Amo, venero y glorifico, Virgen incomparable, amabilísima María, vida y alegría de mi corazón, con toda mi alma, vuestro dignísimo Corazón, tan encendido en ardentísimo celo de la gloria de Dios, que las llamas celestiales de vuestro amor se elevaban hasta el Corazón del Padre eterno, atrayendo a su Hijo unigénito, con el fuego del Espíritu Santo, a vuestras purísimas entrañas, quedando no obstante, en el seno del Padre.
Alabanza y bendición eternas, oh María, adorabilísima Señora, Virgen a la vez purísima y fecundísima, a vuestras benditas entrañas que produjeron el fruto admirable, que da infinita gloria a Dios, y es la incomprensible alegría de los Ángeles y la vida eterna de los hombres.
Alabanza inmortal, sapientísima Virgen, Soberana Señora mía, alabanza inmortal a vuestros sacratísimos pies, que llevaron al Hijo de Dios, y rey de la gloria en el período en que vivió encerrado en vuestro virginal vientre. ¡Oh¡ ¡Qué hermoso seria contemplar la modestia, majestad y santidad con que Vos caminaríais! Sin duda que no disteis paso alguno que no contribuyese a contentar de modo especialísimo al Rey del cielo, y a llenar de dicha a la celestial corte.

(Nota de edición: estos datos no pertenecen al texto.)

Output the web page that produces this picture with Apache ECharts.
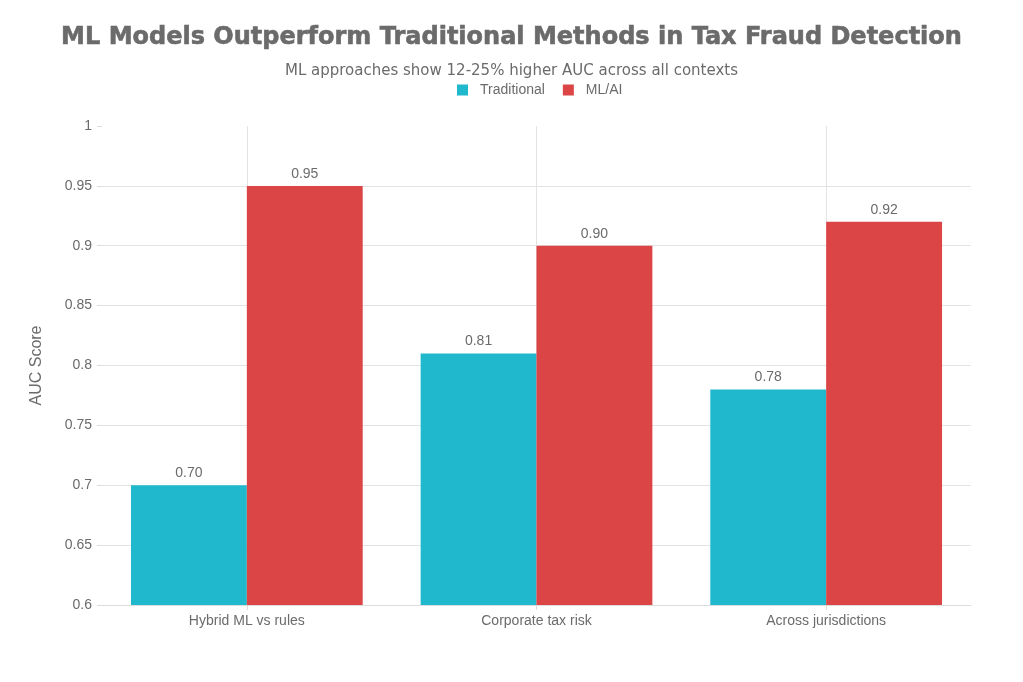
<!DOCTYPE html>
<html>
<head>
<meta charset="utf-8">
<script src="https://cdn.jsdelivr.net/npm/echarts@6/dist/echarts.min.js"></script>
<style>html,body{margin:0;padding:0;background:#fff}#c{width:1023px;height:682px}</style>
</head>
<body>
<div id="c"></div>
<script>
var categories = ['Hybrid ML vs rules', 'Corporate tax risk', 'Across jurisdictions'];
var traditional = [0.70, 0.81, 0.78];
var mlai = [0.95, 0.90, 0.92];
var seriesNames = ['Traditional', 'ML/AI'];
var yTicks = { min: 0.6, max: 1, interval: 0.05 };

var chart = echarts.init(document.getElementById('c'));
var labelFont = 'Liberation Sans, Arial, sans-serif';
chart.setOption({
  animation: false,
  title: [{
    text: 'ML Models Outperform Traditional Methods in Tax Fraud Detection',
    left: 'center', top: 21,
    textStyle: { fontFamily: 'DejaVu Sans', fontWeight: 'bold', fontSize: 24, color: '#6b6b6b',
      textBorderColor: '#6b6b6b', textBorderWidth: 0.6 }
  }, {
    text: 'ML approaches show 12-25% higher AUC across all contexts',
    left: 'center', top: 59,
    textStyle: { fontFamily: 'DejaVu Sans', fontWeight: 'normal', fontSize: 15, color: '#6b6b6b' }
  }],
  legend: {
    data: seriesNames, top: 78, left: 452,
    itemWidth: 11, itemHeight: 11, itemGap: 18,
    icon: 'rect',
    textStyle: { fontFamily: labelFont, fontSize: 14, color: '#6b6b6b', padding: [0, 0, 0, 7] }
  },
  grid: { left: 102, right: 52, top: 126, bottom: 77, containLabel: false },
  xAxis: [{
    type: 'category', data: categories,
    axisLine: { show: true, lineStyle: { color: '#dcdcdc' } },
    axisTick: { show: true, alignWithLabel: true, length: 5, lineStyle: { color: '#dcdcdc' } },
    axisLabel: { fontFamily: labelFont, fontSize: 14, color: '#6b6b6b', margin: 9 },
    splitLine: { show: false }
  }, {
    type: 'category', data: ['0','1','2','3','4','5','6'], boundaryGap: false,
    position: 'bottom', show: true,
    axisLine: { show: false }, axisTick: { show: false }, axisLabel: { show: false },
    splitLine: { show: true, interval: function (i) { return i % 2 === 1; }, lineStyle: { color: '#e3e3e3', width: 1 } }
  }],
  yAxis: {
    type: 'value', min: yTicks.min, max: yTicks.max, interval: yTicks.interval,
    name: 'AUC Score', nameLocation: 'middle', nameGap: 57, nameRotate: 90,
    nameTextStyle: { fontFamily: labelFont, fontSize: 16, color: '#6b6b6b' },
    axisLine: { show: false },
    axisTick: { show: true, length: 5, lineStyle: { color: '#dcdcdc' } },
    axisLabel: { fontFamily: labelFont, fontSize: 14, color: '#6b6b6b', margin: 10 },
    splitLine: { show: true, showMaxLine: false, lineStyle: { color: '#e3e3e3', width: 1 } }
  },
  series: [{
    name: seriesNames[0], type: 'bar', data: traditional, xAxisIndex: 0,
    barGap: '0%', barCategoryGap: '20%',
    itemStyle: { color: '#1FB8CD' },
    label: { show: true, position: 'top', distance: 5, fontFamily: labelFont, fontSize: 14, color: '#6b6b6b',
      formatter: function (p) { return p.value.toFixed(2); } }
  }, {
    name: seriesNames[1], type: 'bar', data: mlai, xAxisIndex: 0,
    barGap: '0%', barCategoryGap: '20%',
    itemStyle: { color: '#DB4545' },
    label: { show: true, position: 'top', distance: 5, fontFamily: labelFont, fontSize: 14, color: '#6b6b6b',
      formatter: function (p) { return p.value.toFixed(2); } }
  }]
});
</script>
</body>
</html>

Adorados, alabados y glorificados sean, ¡Oh admirable María, divina Virgen, Amabilísima Madre, adorados sean el Padre, el Hijo y el Espíritu Santo, en su incomprensible majestad, por cuantos favores dispensaron a vuestro santísimo cuerpo, agradabilísima morada del que alaban los ángeles todos en el cielo y venera la Iglesia entera sobre la tierra! Honor por siempre, alabanza perpetua, bendición, gloria e infinitas acciones de gracias a Vos, mi Señor, Rey y Dios mío, que creasteis esta nobilísima y purísima Virgen, y la hicisteis vuestra digna Madre, por todas las alegrías con que, por su medio, habéis colmado a los ángeles y santos del cielo, por todas las gracias que habéis distribuido a los hombres en la tierra, y por cuantas consolaciones habéis departido a las almas que penan en el purgatorio» (26).